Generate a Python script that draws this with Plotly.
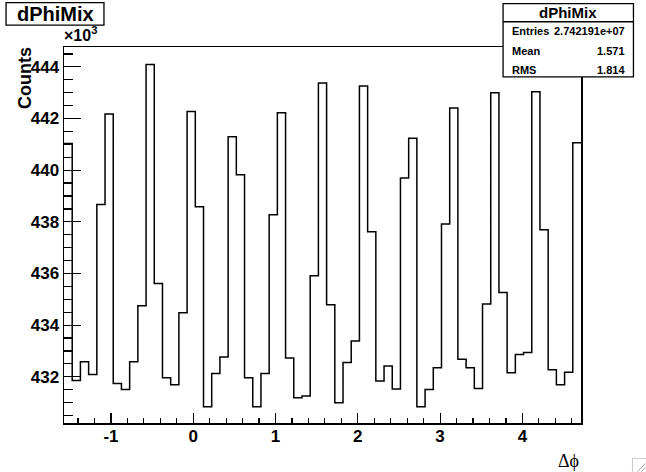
import numpy as np
import plotly.graph_objects as go

# ---- data ----
hist_name = "dPhiMix"
x_min = -np.pi / 2
x_max = 3 * np.pi / 2
n_bins = 63
counts_k = [
    441.03, 431.86, 432.58, 432.09, 438.67, 442.18, 431.74, 431.51, 432.58, 434.75,
    444.09, 435.61, 431.96, 431.69, 434.48, 442.27, 438.58, 430.84, 432.13, 432.77,
    441.29, 439.82, 431.96, 430.84, 432.13, 438.27, 442.22, 432.73, 431.19, 431.26,
    435.91, 443.38, 434.79, 430.99, 432.55, 433.39, 443.26, 437.62, 431.84, 432.42,
    431.53, 439.70, 441.24, 430.84, 431.51, 432.35, 437.92, 442.41, 432.68, 432.35,
    431.55, 434.82, 443.00, 435.26, 432.16, 432.86, 432.94, 443.04, 437.69, 432.27,
    431.69, 432.18, 441.06,
]
counts = [v * 1000 for v in counts_k]
y_tickvals = [432000, 434000, 436000, 438000, 440000, 442000, 444000]
y_ticktext = ["432", "434", "436", "438", "440", "442", "444"]
x_tickvals = [-1, 0, 1, 2, 3, 4]
x_ticktext = ["-1", "0", "1", "2", "3", "4"]
stats_labels = ["Entries", "Mean", "RMS"]
stats_values = ["2.742191e+07", "1.571", "1.814"]
y_range = [430210, 444770]

edges = np.linspace(x_min, x_max, n_bins + 1)
step_y = counts + [counts[-1]]

W, H = 646, 472
L, R, T, B = 64, 581.5, 47, 423.5


def px(x):
    return (x - L) / (R - L)


def py(y):
    return (B - y) / (B - T)


fig = go.Figure()
fig.add_trace(go.Scatter(
    x=edges, y=step_y, mode="lines", line=dict(color="black", width=1.5, shape="hv"),
    hoverinfo="skip", showlegend=False,
))

FONT = "Liberation Sans"
fig.update_layout(
    width=W, height=H,
    margin=dict(l=L, r=W - R, t=T, b=H - B, pad=0),
    paper_bgcolor="white", plot_bgcolor="white",
    showlegend=False,
    font=dict(family=FONT, color="black"),
    xaxis=dict(
        range=[x_min, x_max], showgrid=False, zeroline=False,
        showline=True, linecolor="black", linewidth=1.5, mirror=True,
        ticks="inside", ticklen=10, tickwidth=1.2, tickcolor="black",
        tickvals=x_tickvals, ticktext=x_ticktext, ticklabelstandoff=-3,
        tickfont=dict(family=FONT, size=17, color="black", weight="bold"),
        minor=dict(dtick=0.2, tick0=0, ticks="inside", ticklen=5, tickwidth=1.2, tickcolor="black", showgrid=False),
    ),
    yaxis=dict(
        range=y_range, showgrid=False, zeroline=False,
        showline=True, linecolor="black", linewidth=1.5, mirror=True,
        ticks="inside", ticklen=17, tickwidth=1.2, tickcolor="black",
        tickvals=y_tickvals, ticktext=y_ticktext, ticklabelstandoff=0,
        tickfont=dict(family=FONT, size=17, color="black", weight="bold"),
        minor=dict(dtick=500, tick0=0, ticks="inside", ticklen=9, tickwidth=1.2, tickcolor="black", showgrid=False),
    ),
)

shapes = []
# title box
shapes.append(dict(type="rect", xref="paper", yref="paper",
                   x0=px(6), x1=px(104), y0=py(25), y1=py(2.5),
                   line=dict(color="black", width=1.3), fillcolor="white", layer="above"))
# stats box
shapes.append(dict(type="rect", xref="paper", yref="paper",
                   x0=px(503.5), x1=px(634), y0=py(77), y1=py(3.5),
                   line=dict(color="black", width=1.3), fillcolor="white", layer="above"))
shapes.append(dict(type="line", xref="paper", yref="paper",
                   x0=px(503.5), x1=px(634), y0=py(21.7), y1=py(21.7),
                   line=dict(color="black", width=1.3), layer="above"))
# window resize grip in the corner
shapes.append(dict(type="rect", xref="paper", yref="paper",
                   x0=px(633), x1=px(647), y0=py(473), y1=py(459),
                   line=dict(color="#c8c8c8", width=1), fillcolor="white", layer="above"))
for d in (4, 8):
    shapes.append(dict(type="line", xref="paper", yref="paper",
                       x0=px(646 - d), x1=px(646), y0=py(472), y1=py(472 - d),
                       line=dict(color="#a0a0a0", width=1), layer="above"))
fig.update_layout(shapes=shapes)

ann = []
ann.append(dict(text=hist_name, xref="paper", yref="paper", x=px(55), y=py(14),
                xanchor="center", yanchor="middle", showarrow=False,
                font=dict(family=FONT, size=20, color="black", weight="bold")))
ann.append(dict(text=hist_name, xref="paper", yref="paper", x=px(568.5), y=py(12.5),
                xanchor="center", yanchor="middle", showarrow=False,
                font=dict(family=FONT, size=15, color="black", weight="bold")))
row_y = [31, 51, 70.5]
for lab, val, yy in zip(stats_labels, stats_values, row_y):
    ann.append(dict(text=lab, xref="paper", yref="paper", x=px(510), y=py(yy),
                    xanchor="left", yanchor="middle", showarrow=False,
                    font=dict(family=FONT, size=11, color="black", weight="bold")))
    ann.append(dict(text=val, xref="paper", yref="paper", x=px(627.5), y=py(yy),
                    xanchor="right", yanchor="middle", showarrow=False,
                    font=dict(family=FONT, size=11, color="black", weight="bold")))
ann.append(dict(text="×10<sup>3</sup>", xref="paper", yref="paper", x=px(62), y=py(46),
                xanchor="left", yanchor="bottom", showarrow=False,
                font=dict(family=FONT, size=16, color="black", weight="bold")))
ann.append(dict(text="Counts", xref="paper", yref="paper", x=px(25), y=py(78),
                xanchor="center", yanchor="middle", showarrow=False, textangle=-90,
                font=dict(family=FONT, size=18, color="black", weight="bold")))
ann.append(dict(text="Δϕ", xref="paper", yref="paper", x=px(582), y=py(462),
                xanchor="right", yanchor="middle", showarrow=False,
                font=dict(family="Liberation Serif", size=18, color="black")))
fig.update_layout(annotations=ann)

fig.write_html("out.html", config={"displayModeBar": False, "staticPlot": True},
               post_script="document.body.style.margin='0';document.body.style.overflow='hidden';")
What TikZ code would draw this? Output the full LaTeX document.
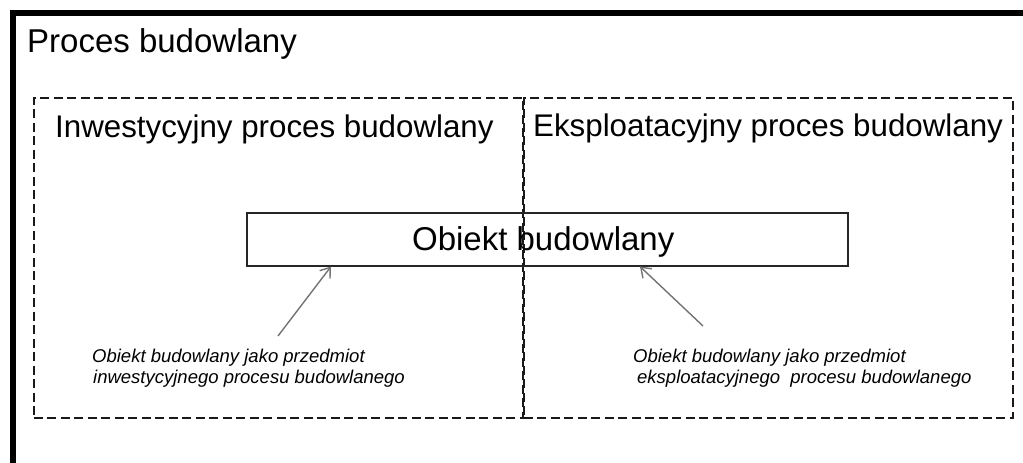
* * * *
EXERCISE OBJECTIVE » Begin with the first line of the entries above and write out each line exactly, ending with the line containing "return (B - y) / (B - T)". Leave out pictures.

EXERCISE OUTPUT »
Generate a Python script that draws this with Plotly.
import numpy as np
import plotly.graph_objects as go

# ---- data ----
hist_name = "dPhiMix"
x_min = -np.pi / 2
x_max = 3 * np.pi / 2
n_bins = 63
counts_k = [
    441.03, 431.86, 432.58, 432.09, 438.67, 442.18, 431.74, 431.51, 432.58, 434.75,
    444.09, 435.61, 431.96, 431.69, 434.48, 442.27, 438.58, 430.84, 432.13, 432.77,
    441.29, 439.82, 431.96, 430.84, 432.13, 438.27, 442.22, 432.73, 431.19, 431.26,
    435.91, 443.38, 434.79, 430.99, 432.55, 433.39, 443.26, 437.62, 431.84, 432.42,
    431.53, 439.70, 441.24, 430.84, 431.51, 432.35, 437.92, 442.41, 432.68, 432.35,
    431.55, 434.82, 443.00, 435.26, 432.16, 432.86, 432.94, 443.04, 437.69, 432.27,
    431.69, 432.18, 441.06,
]
counts = [v * 1000 for v in counts_k]
y_tickvals = [432000, 434000, 436000, 438000, 440000, 442000, 444000]
y_ticktext = ["432", "434", "436", "438", "440", "442", "444"]
x_tickvals = [-1, 0, 1, 2, 3, 4]
x_ticktext = ["-1", "0", "1", "2", "3", "4"]
stats_labels = ["Entries", "Mean", "RMS"]
stats_values = ["2.742191e+07", "1.571", "1.814"]
y_range = [430210, 444770]

edges = np.linspace(x_min, x_max, n_bins + 1)
step_y = counts + [counts[-1]]

W, H = 646, 472
L, R, T, B = 64, 581.5, 47, 423.5


def px(x):
    return (x - L) / (R - L)


def py(y):
    return (B - y) / (B - T)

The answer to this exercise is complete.